Despite the complexity of the promoter’s role, we think it is possible to categorise three basic models of promotion within rock and pop:

i) the independent model whereby the promoter acts as a facilitator whose income comes via door receipts. The amount of income is based on the share of profits or guaranteed fee that the promoter has arranged to pay the artist, depending on the contractual agreement, and the promoter hires the venue and the artist for the event.

ii) the artist-affiliated model whereby the promoter is linked to the artist in some way (or in some cases, is the artist), and therefore collects income from door receipts and performance-associated fees, whether directly or indirectly. The promoter will usually hire the venue for the event.

iii) the venue model whereby the venue acts as promoter or is provided as an empty shell for external promoters, either hiring the artist for their own event or leasing the venue to another promoter/promotion company.
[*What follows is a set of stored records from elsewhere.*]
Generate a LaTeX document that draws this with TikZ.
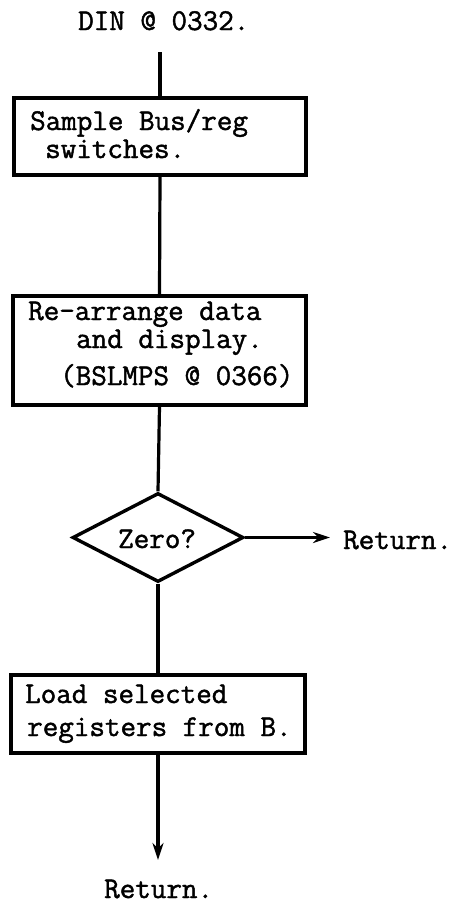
\documentclass[tikz,border=0pt]{standalone}
\usepackage{fontspec}
\setmonofont[FakeBold=1.5]{Latin Modern Mono}
\usetikzlibrary{shapes.geometric,arrows.meta}
\begin{document}
\begin{tikzpicture}[x=1pt,y=-1pt,
  every node/.style={font=\ttfamily\fontsize{30.2}{32}\selectfont},
  box/.style={draw,line width=3.2pt,rectangle,inner sep=0pt},
  txt/.style={anchor=base west,inner sep=0pt},
  conn/.style={line width=3.2pt},
  arr/.style={line width=3.2pt,-{Stealth[length=17pt,width=11pt]}}]
\useasboundingbox (0,0) rectangle (460,906);
% boxes
\node[box,minimum width=292pt,minimum height=77pt] (b1) at (160,136.5) {};
\node[box,minimum width=293pt,minimum height=109pt] (b2) at (159.5,350.5) {};
\node[draw,line width=3.4pt,diamond,inner sep=0pt,minimum width=171pt,minimum height=89pt,shape aspect=1.92] (d) at (158,537.5) {};
\node[box,minimum width=294pt,minimum height=78pt] (b3) at (158,714) {};
% texts
\node[txt] (din) at (78,30) {DIN @ 0332.};
\node[txt] (t1a) at (30,130) {Sample Bus/reg};
\node[txt] (t1b) at (45,158) {switches.};
\node[txt] (t2a) at (28,320) {Re-arrange data};
\node[txt] (t2b) at (76,348) {and display.};
\node[txt] (t2c) at (60,385) {(BSLMPS @ 0366)};
\node[txt] (zt) at (118,548) {Zero?};
\node[txt] (t3a) at (25,703) {Load selected};
\node[txt] (t3b) at (27,736) {registers from B.};
\node[txt] (r1) at (343,549) {Return.};
\node[txt] (r2) at (104,898) {Return.};
% connectors
\coordinate (top) at (160,52);
\coordinate (e1) at (330,537.5);
\coordinate (e2) at (158,860);
\draw[conn] (top) -- (b1.north);
\draw[conn] (b1.south) -- (b2.north);
\draw[conn] (b2.south) -- (d.north);
\draw[conn] (d.south) -- (b3.north);
\draw[arr] (d.east) -- (e1);
\draw[arr] (b3.south) -- (e2);
\end{tikzpicture}
\end{document}
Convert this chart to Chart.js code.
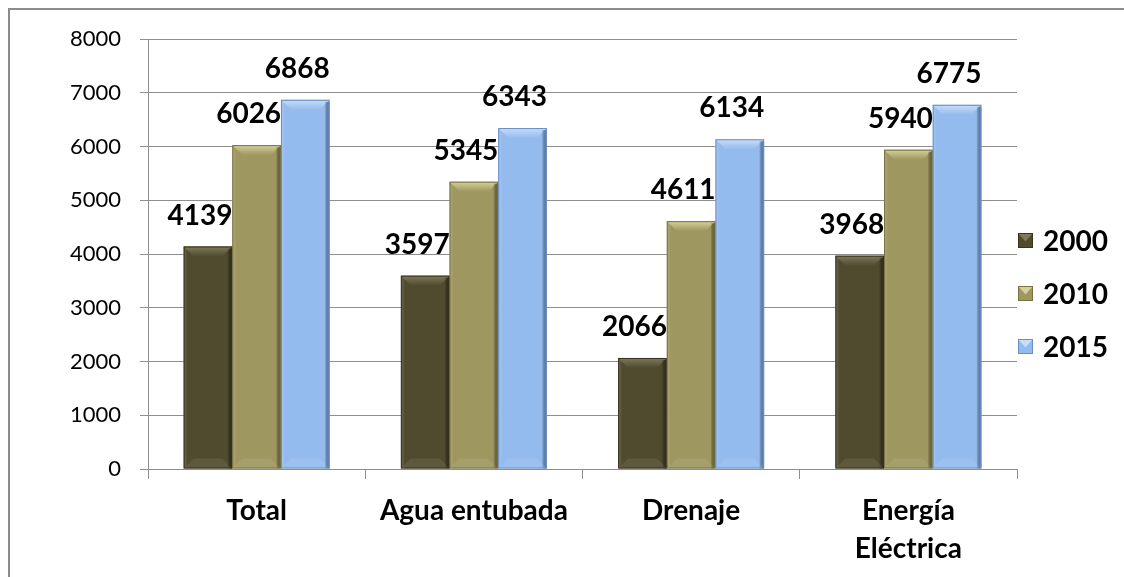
<!DOCTYPE html>
<html lang="es">
<head>
    <meta charset="UTF-8">
    <title>Viviendas con servicios</title>
    <script src="https://cdn.jsdelivr.net/npm/chart.js"></script>
    <style>
        html, body { margin: 0; padding: 0; background: #fff; }
        #wrap { position: relative; width: 1124px; height: 577px; }
    </style>
</head>
<body>
    <div id="wrap"><canvas id="chart" width="1124" height="577"></canvas></div>

    <script>
        // datos
        const categorias = ['Total', 'Agua entubada', 'Drenaje', ['Energía', 'Eléctrica']];
        const anios = ['2000', '2010', '2015'];
        const valores2000 = [4139, 3597, 2066, 3968];
        const valores2010 = [6026, 5345, 4611, 5940];
        const valores2015 = [6868, 6343, 6134, 6775];
        const ticksY = [0, 1000, 2000, 3000, 4000, 5000, 6000, 7000, 8000];

        // colores: relleno, bisel superior, borde oscuro
        const colores = [
            { base: '#504b2f', luz: '#7f7a5b', sombra: '#37331d' },
            { base: '#9e975f', luz: '#d6d09a', sombra: '#787142' },
            { base: '#94bbee', luz: '#c8def9', sombra: '#6a8ec2' }
        ];
        const fuente = 'Lato, Carlito, "Open Sans", sans-serif';

        // marco gris arriba e izquierda
        const marco = {
            id: 'marco',
            beforeDraw(chart) {
                const ctx = chart.ctx;
                ctx.save();
                ctx.strokeStyle = '#8c8c8c';
                ctx.lineWidth = 2;
                ctx.beginPath();
                ctx.moveTo(9, chart.height);
                ctx.lineTo(9, 9);
                ctx.lineTo(chart.width, 9);
                ctx.stroke();
                ctx.restore();
            }
        };

        // efecto bisel de Excel sobre cada barra
        const bisel = {
            id: 'bisel',
            afterDatasetsDraw(chart) {
                const ctx = chart.ctx;
                ctx.save();
                chart.data.datasets.forEach((ds, i) => {
                    const c = colores[i];
                    chart.getDatasetMeta(i).data.forEach(bar => {
                        const l = bar.x - bar.width / 2, r = bar.x + bar.width / 2;
                        const t = bar.y, b = bar.base;
                        const bv = Math.min(10, (b - t) / 2);
                        // bisel superior
                        const g = ctx.createLinearGradient(0, t, 0, t + bv);
                        g.addColorStop(0, c.luz);
                        g.addColorStop(1, c.base);
                        ctx.fillStyle = g;
                        ctx.beginPath();
                        ctx.moveTo(l, t); ctx.lineTo(r, t);
                        ctx.lineTo(r - bv, t + bv); ctx.lineTo(l + bv, t + bv);
                        ctx.closePath(); ctx.fill();
                        // lado derecho oscuro
                        const gr = ctx.createLinearGradient(r - 5, 0, r, 0);
                        gr.addColorStop(0, 'rgba(0,0,0,0)');
                        gr.addColorStop(1, c.sombra);
                        ctx.fillStyle = gr;
                        ctx.fillRect(r - 5, t + 2, 5, b - t - 2);
                        // lado izquierdo claro
                        const gl = ctx.createLinearGradient(l, 0, l + 4, 0);
                        gl.addColorStop(0, 'rgba(255,255,255,0.18)');
                        gl.addColorStop(1, 'rgba(255,255,255,0)');
                        ctx.fillStyle = gl;
                        ctx.fillRect(l, t + 2, 4, b - t - 2);
                        // bisel inferior suave
                        ctx.fillStyle = 'rgba(255,255,255,0.08)';
                        ctx.beginPath();
                        ctx.moveTo(l, b); ctx.lineTo(r, b);
                        ctx.lineTo(r - bv, b - bv); ctx.lineTo(l + bv, b - bv);
                        ctx.closePath(); ctx.fill();
                        ctx.strokeStyle = c.sombra;
                        ctx.lineWidth = 1;
                        ctx.strokeRect(l + 0.5, t + 0.5, bar.width - 1, b - t - 1);
                    });
                });
                ctx.restore();
            }
        };

        // etiquetas de valor encima de las barras
        const etiquetas = {
            id: 'etiquetas',
            afterDatasetsDraw(chart) {
                const ctx = chart.ctx;
                ctx.save();
                ctx.font = 'bold 28px ' + fuente;
                ctx.fillStyle = '#000';
                ctx.textAlign = 'center';
                ctx.textBaseline = 'alphabetic';
                chart.data.datasets.forEach((ds, i) => {
                    chart.getDatasetMeta(i).data.forEach((bar, j) => {
                        ctx.fillText(String(ds.data[j]), bar.x - 8, bar.y - 22);
                    });
                });
                ctx.restore();
            }
        };

        // leyenda a la derecha
        const leyenda = {
            id: 'leyenda',
            afterDraw(chart) {
                const ctx = chart.ctx;
                const x = chart.chartArea.right + 1;
                const yc = chart.height / 2 + 5;
                ctx.save();
                ctx.font = 'bold 28px ' + fuente;
                ctx.textBaseline = 'middle';
                ctx.textAlign = 'left';
                chart.data.datasets.forEach((ds, i) => {
                    const c = colores[i];
                    const y = yc + (i - 1) * 53;
                    const s = 15;
                    ctx.fillStyle = c.base;
                    ctx.fillRect(x, y - s / 2, s, s);
                    ctx.fillStyle = c.luz;
                    ctx.beginPath();
                    ctx.moveTo(x, y - s / 2); ctx.lineTo(x + s, y - s / 2);
                    ctx.lineTo(x + s / 2, y + 1);
                    ctx.closePath(); ctx.fill();
                    ctx.strokeStyle = c.sombra;
                    ctx.lineWidth = 1;
                    ctx.strokeRect(x + 0.5, y - s / 2 + 0.5, s - 1, s - 1);
                    ctx.fillStyle = '#000';
                    ctx.fillText(ds.label, x + 25, y + 1);
                });
                ctx.restore();
            }
        };

        const series = [valores2000, valores2010, valores2015];

        new Chart(document.getElementById('chart'), {
            type: 'bar',
            data: {
                labels: categorias,
                datasets: series.map((vals, i) => ({
                    label: anios[i],
                    data: vals,
                    backgroundColor: colores[i].base,
                    borderWidth: 0,
                    categoryPercentage: 0.672,
                    barPercentage: 1
                }))
            },
            options: {
                responsive: false,
                animation: false,
                layout: { padding: { left: 9, top: 39, right: 107, bottom: 0 } },
                plugins: {
                    legend: { display: false },
                    tooltip: { enabled: false }
                },
                scales: {
                    y: {
                        min: 0,
                        max: 8000,
                        afterBuildTicks: s => { s.ticks = ticksY.map(v => ({ value: v })); },
                        afterFit: s => { s.width = 139; },
                        grid: { color: '#8e8e8e', lineWidth: 1, tickLength: 8 },
                        border: { color: '#8e8e8e', width: 1 },
                        ticks: {
                            padding: 19,
                            color: '#000',
                            callback: v => String(v),
                            font: { family: fuente, size: 22 }
                        }
                    },
                    x: {
                        afterFit: s => { s.height = 108; },
                        grid: { drawOnChartArea: false, tickLength: 10, offset: true, color: '#8e8e8e' },
                        border: { color: '#8e8e8e', width: 1 },
                        ticks: {
                            padding: 13,
                            color: '#000',
                            maxRotation: 0,
                            autoSkip: false,
                            font: { family: fuente, size: 28, weight: 'bold', lineHeight: 1.35 }
                        }
                    }
                }
            },
            plugins: [marco, bisel, etiquetas, leyenda]
        });
    </script>
</body>
</html>
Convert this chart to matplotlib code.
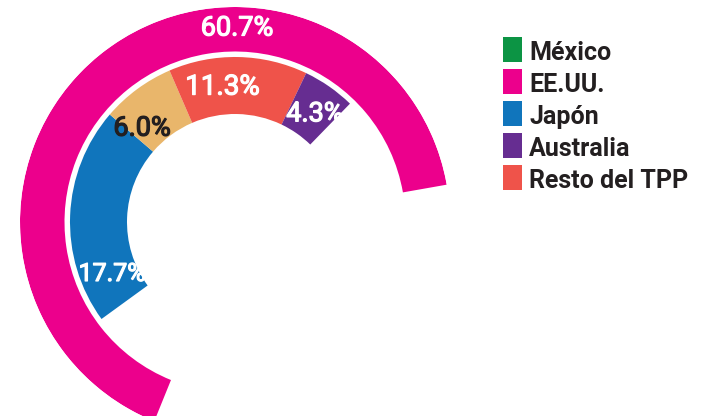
import numpy as np
import matplotlib
matplotlib.use("Agg")
import matplotlib.pyplot as plt
import matplotlib.patheffects as pe
from matplotlib.patches import Rectangle

# ---- data ----
outer_label = "EE.UU."
outer_value = 60.7
inner_labels = ["Japón", "Otros", "Resto del TPP", "Australia"]
inner_values = [17.7, 6.0, 11.3, 4.3]
legend_labels = ["México", "EE.UU.", "Japón", "Australia", "Resto del TPP"]

# ---- styles ----
COL = {"México": "#0C9444", "EE.UU.": "#EC008C", "Japón": "#1075BC",
       "Otros": "#E9B66B", "Resto del TPP": "#EF534A", "Australia": "#662D91"}
W, H = 711, 416
CX, CY = 235, 222          # ring centre, px from top-left
R_MAX = 215
OUT_BOTTOM, OUT_TOP = 170.5, 215
IN_BOTTOM, IN_TOP = 108, 165
OUT_START, DEG_OUT = 10.0, 3.92     # degrees per percent point
IN_START, DEG_IN = 216.0, 4.33

fig = plt.figure(figsize=(W / 100, H / 100), dpi=100)
ax = fig.add_axes([(CX - R_MAX) / W, (H - CY - R_MAX) / H, 2 * R_MAX / W, 2 * R_MAX / H],
                  projection="polar")
ax.set_theta_zero_location("E")
ax.set_theta_direction(1)
ax.set_ylim(0, R_MAX)
ax.set_axis_off()

# outer ring (EE.UU.)
ax.bar(np.deg2rad(OUT_START), OUT_TOP - OUT_BOTTOM, width=np.deg2rad(outer_value * DEG_OUT),
       bottom=OUT_BOTTOM, align="edge", color=COL[outer_label], linewidth=0)

# inner ring, clockwise from IN_START
edges = IN_START - np.concatenate([[0], np.cumsum(inner_values)]) * DEG_IN
for lab, v, e in zip(inner_labels, inner_values, edges[1:]):
    ax.bar(np.deg2rad(e), IN_TOP - IN_BOTTOM, width=np.deg2rad(v * DEG_IN),
           bottom=IN_BOTTOM, align="edge", color=COL[lab], linewidth=0)

# value labels (angle deg, radius, colour, size)
lab_pos = {"EE.UU.": (89.4, 194, "white", 19.5),
           "Resto del TPP": (95.3, 135.5, "white", 20),
           "Australia": (53.5, 134.5, "white", 19.5),
           "Otros": (134.7, 132, "#231F20", 19.5),
           "Japón": (202.9, 133.5, "white", 18)}
vals = dict(zip(inner_labels, inner_values))
vals[outer_label] = outer_value
for k, (a, r, c, s) in lab_pos.items():
    ax.text(np.deg2rad(a), r, f"{vals[k]:.1f}%", color=c, fontsize=s,
            ha="center", va="center", family="Roboto",
            path_effects=[pe.withStroke(linewidth=0.9, foreground=c)])

# legend
def fx(x): return x / W
def fy(y): return 1 - y / H
for i, lab in enumerate(legend_labels):
    top = 36.7 + i * 32
    fig.add_artist(Rectangle((fx(503), fy(top + 25)), 18.5 / W, 25 / H,
                             transform=fig.transFigure, color=COL[lab], linewidth=0))
    fig.text(fx(529), fy(59.5 + i * 32.1), lab, fontsize=18, fontweight="bold",
             family="Roboto", color="#231F20", ha="left", va="baseline")

fig.savefig("out.png", dpi=100)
Even in the latter case income will be made from bar takings and catering.

Concert promoters may favour one type of promotional model over another but they are certainly not restricted to it, and in practice will adjust their role from one event to another depending on the particularities of any given concert.



[i]  The research project in which we were engaged investigated all forms of concert promotion. For the remainder of this blog post, though, we focus on promotion in the pop/rock world.

[ii]     Nickelback’s deal is for approximately 10 years (3 cycles) and the rights acquired include touring, tour sponsorship, tour merchandise, tour VIP/travel packages, secondary ticketing, recorded music, clothing, licensing and other retail merchandise, non-tour sponsorship and endorsements, DVD and broadcast rights, fan club, website and literary rights. Live Nation anticipated Nickelback’s financial performance over the term of the deal as earning $700 million in revenue, $60 million in operating income, with a margin of 9% and an internal rate of return (IRR) of 32%. Note that this deal does not include potentially lucrative publishing rights (Live Nation, 2008a).